Procura-se um sol

A igualdade dos olhos e dos erros de todos constrói uma atmosfera sem evolução. Todos seguem as mesmas linhas, todos são usados e desprezados, todos estão perdidos em sua própria escuridão. Se o mundo acabar, o teto desabar ou o chão os engolir, irão todos juntos, ninguém vai cair em si.

O ar que respiramos e as nuvens que vemos no céu nos remetem aos piores dias de nossas vidas: ontem e hoje. A depressão paira sobre todos, como a guerra que se aproxima nitidamente, mas ninguém ousa admitir. Os personagens deste cotidiano soam tão pueris, alguns aceitaram sua condição de meros pedaços de papel riscado por uma atitude omissa que ninguém se importa.

A tristeza está no âmago destas criaturas, ela é um câncer profundo que se alastra pelo corpo. Assim como uma doença, é visível em suas faces. Mesmo assim, ninguém deixa as lágrimas, que escorrem pela sobrancelha e por debaixo dos olhos quando choram deitados, escaparem de seus cortes profundos, da sua babaquice inerente, da sua vida bagunçada.

Arrumam suas mesinhas, suas coisinhas, suas mãozinhas como em seus sonhos e permanecem sem acordar. A realidade, como entidade inescrupulosa que é, agride os pequenos cidadãos inocentes com seu punho teso e gelado. As crianças saem desesperadas deixando pedaços de borracha em cima da mesa, para que as outras encontrem o mesmo terror ao se aproximar de seu antigo cenário mórbido.

Sei que ando nas mesmas linhas que todos, sou tão descartável e vazia quanto todos. Mas eu os vejo. Observo como se movem, como se frustram e, embora estejam completamente subjugados ao desgosto, atuam harmoniosamente.

E eu? Eu que me encontro nas rugas de suas vidas, no canto mais obscuro de seu comportamento, a observá-los passando em minha frente, sei que dentro de mim o cancro que me escraviza é o anseio por mudança. A minha diferença deles, que me esforço em esconder, borbulha e entra em erupção. Sai pela boca quando falo, vive em meus olhos quanto me emociono e é retumbante em meu peito quando a paixão me domina.
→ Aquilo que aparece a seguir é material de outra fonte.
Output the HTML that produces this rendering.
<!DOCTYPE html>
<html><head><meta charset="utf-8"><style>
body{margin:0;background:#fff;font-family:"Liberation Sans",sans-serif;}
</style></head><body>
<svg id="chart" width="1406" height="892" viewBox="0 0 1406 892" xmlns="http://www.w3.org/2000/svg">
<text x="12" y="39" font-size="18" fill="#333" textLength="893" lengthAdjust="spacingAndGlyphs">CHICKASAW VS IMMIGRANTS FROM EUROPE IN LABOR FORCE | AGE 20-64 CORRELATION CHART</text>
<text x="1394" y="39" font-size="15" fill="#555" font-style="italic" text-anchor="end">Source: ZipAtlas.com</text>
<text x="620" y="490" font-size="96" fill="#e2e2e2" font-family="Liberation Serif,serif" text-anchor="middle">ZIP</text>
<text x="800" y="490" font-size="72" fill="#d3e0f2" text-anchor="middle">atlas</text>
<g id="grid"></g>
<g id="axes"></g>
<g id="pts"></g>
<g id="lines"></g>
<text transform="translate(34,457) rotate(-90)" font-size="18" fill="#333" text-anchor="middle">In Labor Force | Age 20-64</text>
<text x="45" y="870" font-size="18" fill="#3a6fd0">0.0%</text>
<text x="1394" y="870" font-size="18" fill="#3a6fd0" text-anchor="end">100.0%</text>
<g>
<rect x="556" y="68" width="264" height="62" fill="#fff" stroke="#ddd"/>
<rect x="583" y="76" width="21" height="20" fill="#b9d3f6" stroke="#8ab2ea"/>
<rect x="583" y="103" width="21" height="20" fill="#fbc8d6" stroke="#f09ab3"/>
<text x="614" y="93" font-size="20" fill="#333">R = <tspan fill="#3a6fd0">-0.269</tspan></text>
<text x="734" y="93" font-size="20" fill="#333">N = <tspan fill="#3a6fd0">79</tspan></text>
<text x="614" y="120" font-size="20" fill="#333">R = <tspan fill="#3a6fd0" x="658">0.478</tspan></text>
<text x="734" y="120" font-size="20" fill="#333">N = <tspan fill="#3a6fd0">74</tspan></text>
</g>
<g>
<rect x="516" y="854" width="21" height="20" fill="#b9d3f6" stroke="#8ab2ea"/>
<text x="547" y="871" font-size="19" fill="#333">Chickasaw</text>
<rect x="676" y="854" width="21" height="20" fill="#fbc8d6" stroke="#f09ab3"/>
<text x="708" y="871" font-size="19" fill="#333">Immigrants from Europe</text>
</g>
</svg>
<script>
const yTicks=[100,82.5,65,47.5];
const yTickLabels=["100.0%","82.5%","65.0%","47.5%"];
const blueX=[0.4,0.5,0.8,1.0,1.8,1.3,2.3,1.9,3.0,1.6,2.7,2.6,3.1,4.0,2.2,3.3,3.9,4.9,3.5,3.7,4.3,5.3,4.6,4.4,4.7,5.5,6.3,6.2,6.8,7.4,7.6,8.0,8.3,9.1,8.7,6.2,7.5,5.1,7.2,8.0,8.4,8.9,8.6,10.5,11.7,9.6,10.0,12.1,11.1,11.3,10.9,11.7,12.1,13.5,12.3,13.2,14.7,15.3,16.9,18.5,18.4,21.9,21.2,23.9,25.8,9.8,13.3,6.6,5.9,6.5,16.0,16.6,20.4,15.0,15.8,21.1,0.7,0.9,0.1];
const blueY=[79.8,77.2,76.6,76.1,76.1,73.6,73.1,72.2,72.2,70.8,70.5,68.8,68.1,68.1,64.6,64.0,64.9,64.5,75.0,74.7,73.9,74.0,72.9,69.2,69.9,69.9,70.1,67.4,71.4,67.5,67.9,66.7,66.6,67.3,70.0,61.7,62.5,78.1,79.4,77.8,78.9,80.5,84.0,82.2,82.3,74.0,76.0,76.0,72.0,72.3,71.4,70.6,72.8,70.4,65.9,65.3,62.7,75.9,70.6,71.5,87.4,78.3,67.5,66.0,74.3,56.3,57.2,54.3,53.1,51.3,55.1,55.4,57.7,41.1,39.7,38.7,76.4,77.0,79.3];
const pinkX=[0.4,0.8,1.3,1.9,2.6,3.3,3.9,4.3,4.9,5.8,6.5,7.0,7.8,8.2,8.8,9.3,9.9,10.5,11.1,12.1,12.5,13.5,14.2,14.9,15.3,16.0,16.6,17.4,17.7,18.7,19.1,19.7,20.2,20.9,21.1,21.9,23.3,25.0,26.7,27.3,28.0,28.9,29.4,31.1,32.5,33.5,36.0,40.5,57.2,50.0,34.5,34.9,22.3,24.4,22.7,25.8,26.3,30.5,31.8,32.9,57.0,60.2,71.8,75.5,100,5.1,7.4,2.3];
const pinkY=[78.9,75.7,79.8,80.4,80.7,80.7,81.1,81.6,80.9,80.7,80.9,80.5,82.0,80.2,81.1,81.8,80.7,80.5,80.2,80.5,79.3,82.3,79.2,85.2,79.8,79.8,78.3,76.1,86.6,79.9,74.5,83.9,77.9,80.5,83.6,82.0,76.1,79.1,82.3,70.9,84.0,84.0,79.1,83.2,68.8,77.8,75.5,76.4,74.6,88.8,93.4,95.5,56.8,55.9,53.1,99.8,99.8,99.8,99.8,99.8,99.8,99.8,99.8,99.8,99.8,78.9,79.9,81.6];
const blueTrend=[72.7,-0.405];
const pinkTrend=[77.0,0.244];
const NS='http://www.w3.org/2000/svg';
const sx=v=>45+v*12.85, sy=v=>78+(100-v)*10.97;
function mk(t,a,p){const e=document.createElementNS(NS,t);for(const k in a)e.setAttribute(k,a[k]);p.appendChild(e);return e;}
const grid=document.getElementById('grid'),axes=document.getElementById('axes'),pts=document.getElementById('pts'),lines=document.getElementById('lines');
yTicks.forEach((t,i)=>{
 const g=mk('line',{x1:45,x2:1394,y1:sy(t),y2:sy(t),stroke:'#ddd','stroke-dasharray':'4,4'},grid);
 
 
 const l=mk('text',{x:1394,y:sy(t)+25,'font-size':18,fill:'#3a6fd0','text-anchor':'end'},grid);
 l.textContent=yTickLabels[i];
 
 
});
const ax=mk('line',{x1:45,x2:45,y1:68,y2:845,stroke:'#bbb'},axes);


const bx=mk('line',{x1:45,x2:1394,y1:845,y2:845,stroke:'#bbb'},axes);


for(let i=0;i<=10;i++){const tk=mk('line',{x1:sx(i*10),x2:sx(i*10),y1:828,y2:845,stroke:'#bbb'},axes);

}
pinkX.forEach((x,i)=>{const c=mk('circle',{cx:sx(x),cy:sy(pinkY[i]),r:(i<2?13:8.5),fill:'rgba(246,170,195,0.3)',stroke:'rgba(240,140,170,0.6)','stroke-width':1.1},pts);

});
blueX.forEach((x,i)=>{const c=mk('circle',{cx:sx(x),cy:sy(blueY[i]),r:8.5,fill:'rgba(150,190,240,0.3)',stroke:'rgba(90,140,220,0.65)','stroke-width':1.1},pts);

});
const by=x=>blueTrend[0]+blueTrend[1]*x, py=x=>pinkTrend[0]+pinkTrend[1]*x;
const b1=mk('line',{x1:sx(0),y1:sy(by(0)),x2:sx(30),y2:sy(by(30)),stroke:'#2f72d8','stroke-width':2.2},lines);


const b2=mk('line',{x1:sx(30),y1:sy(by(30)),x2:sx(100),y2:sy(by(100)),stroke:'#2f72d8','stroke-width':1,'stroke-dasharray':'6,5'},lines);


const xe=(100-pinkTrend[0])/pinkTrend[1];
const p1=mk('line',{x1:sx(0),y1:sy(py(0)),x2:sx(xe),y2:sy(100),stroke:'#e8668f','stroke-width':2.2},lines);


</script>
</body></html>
Comi minha comida sem filtros, saí de casa sem óculos escuros. Não vejo o sol, mas sou sincera. Sou como os outros, sou como qualquer um e não valho mais do que ninguém. Por dentro, sei que as diferenças são explícitas, uns mais cheios de nada do que outros.

Só o que busco é a luz, queria emanar de mim tamanho fulgor que traz o sol e tocar o coração destes escravos e libertá-los. Todos. Sei que quando puderem sentir e ver o mundo com metade ou dez vezes mais resplandecência do que vejo, a tristeza os tocará novamente. O mundo tem grandes porções de coisas ruins. Neste breu, distante vê-se uma estrela. Aproxima-se a libertação, quando entenderem que, de perto, é o Sol que veem.
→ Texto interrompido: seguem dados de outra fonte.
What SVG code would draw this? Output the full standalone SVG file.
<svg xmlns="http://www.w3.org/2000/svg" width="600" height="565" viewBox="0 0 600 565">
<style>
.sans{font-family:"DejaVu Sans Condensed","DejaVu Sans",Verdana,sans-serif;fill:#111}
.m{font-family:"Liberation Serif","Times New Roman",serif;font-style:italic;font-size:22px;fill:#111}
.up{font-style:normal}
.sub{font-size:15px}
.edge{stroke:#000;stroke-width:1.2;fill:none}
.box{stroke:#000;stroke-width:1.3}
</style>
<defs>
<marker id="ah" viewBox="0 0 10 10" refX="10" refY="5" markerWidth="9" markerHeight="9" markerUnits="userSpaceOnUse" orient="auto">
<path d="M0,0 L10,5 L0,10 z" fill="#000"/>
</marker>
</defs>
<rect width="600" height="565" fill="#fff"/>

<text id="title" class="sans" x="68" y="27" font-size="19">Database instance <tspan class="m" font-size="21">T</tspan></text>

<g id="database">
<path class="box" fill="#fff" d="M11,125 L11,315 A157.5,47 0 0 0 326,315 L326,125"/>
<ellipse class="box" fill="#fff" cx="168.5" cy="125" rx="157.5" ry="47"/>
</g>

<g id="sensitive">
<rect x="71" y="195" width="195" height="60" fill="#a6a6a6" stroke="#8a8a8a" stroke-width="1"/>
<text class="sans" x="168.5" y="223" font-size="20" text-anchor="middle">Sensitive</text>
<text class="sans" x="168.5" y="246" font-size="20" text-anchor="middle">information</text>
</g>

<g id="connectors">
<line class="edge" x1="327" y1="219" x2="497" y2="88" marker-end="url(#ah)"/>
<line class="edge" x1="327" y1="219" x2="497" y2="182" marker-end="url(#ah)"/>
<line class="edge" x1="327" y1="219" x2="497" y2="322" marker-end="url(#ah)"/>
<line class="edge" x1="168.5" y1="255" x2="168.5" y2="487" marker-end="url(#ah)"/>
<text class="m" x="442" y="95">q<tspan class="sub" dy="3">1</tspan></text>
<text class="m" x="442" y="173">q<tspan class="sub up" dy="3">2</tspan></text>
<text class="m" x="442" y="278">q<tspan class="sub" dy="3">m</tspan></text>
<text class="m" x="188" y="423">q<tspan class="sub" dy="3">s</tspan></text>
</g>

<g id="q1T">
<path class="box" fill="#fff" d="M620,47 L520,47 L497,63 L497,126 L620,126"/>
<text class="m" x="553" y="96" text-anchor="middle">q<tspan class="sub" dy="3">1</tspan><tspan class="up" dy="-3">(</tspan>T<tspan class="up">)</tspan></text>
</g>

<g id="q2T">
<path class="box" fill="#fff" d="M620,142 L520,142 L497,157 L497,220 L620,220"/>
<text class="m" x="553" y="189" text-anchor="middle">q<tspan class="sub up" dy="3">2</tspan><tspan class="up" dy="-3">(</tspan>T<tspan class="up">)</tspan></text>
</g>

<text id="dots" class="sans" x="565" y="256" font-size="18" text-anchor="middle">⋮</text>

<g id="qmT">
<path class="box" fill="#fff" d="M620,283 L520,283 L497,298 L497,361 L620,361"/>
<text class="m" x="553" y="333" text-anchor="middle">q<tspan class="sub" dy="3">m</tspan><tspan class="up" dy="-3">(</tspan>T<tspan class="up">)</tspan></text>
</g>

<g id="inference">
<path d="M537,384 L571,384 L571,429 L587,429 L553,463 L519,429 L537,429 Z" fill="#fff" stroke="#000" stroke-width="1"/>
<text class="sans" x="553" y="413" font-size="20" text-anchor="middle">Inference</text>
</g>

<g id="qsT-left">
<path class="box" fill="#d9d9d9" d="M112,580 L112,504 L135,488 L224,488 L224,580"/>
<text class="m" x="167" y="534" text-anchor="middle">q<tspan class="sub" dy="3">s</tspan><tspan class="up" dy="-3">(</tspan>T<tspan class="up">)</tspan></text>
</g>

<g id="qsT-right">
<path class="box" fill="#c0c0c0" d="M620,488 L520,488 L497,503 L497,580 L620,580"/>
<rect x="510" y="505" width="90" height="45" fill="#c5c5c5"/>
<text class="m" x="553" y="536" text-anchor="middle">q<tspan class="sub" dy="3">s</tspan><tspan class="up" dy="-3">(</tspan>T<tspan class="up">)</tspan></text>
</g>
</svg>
Quando o dia nasce, isento de metáforas, e o clima é favorável, a manhã faz tudo parecer puro, com sua essência sincera. O frio é acolhedor, o vento é confortável, o calor é ameno. Os raios de sol que entram pela janela parecem mais verdadeiros, consigo ver a beleza do mundo, os sentimentos são concretos.

A mesma luz que há de matar os vampiros tende a me ressuscitar. Nesses dias a própria vida que me preenche é pura luminosidade, mas sei que não preenche a todos. Pela mesma janela que entra a luz divina, vejo os mortos. Procuro um farol que possa nos abençoar, estão todos morrendo, mas quero viver.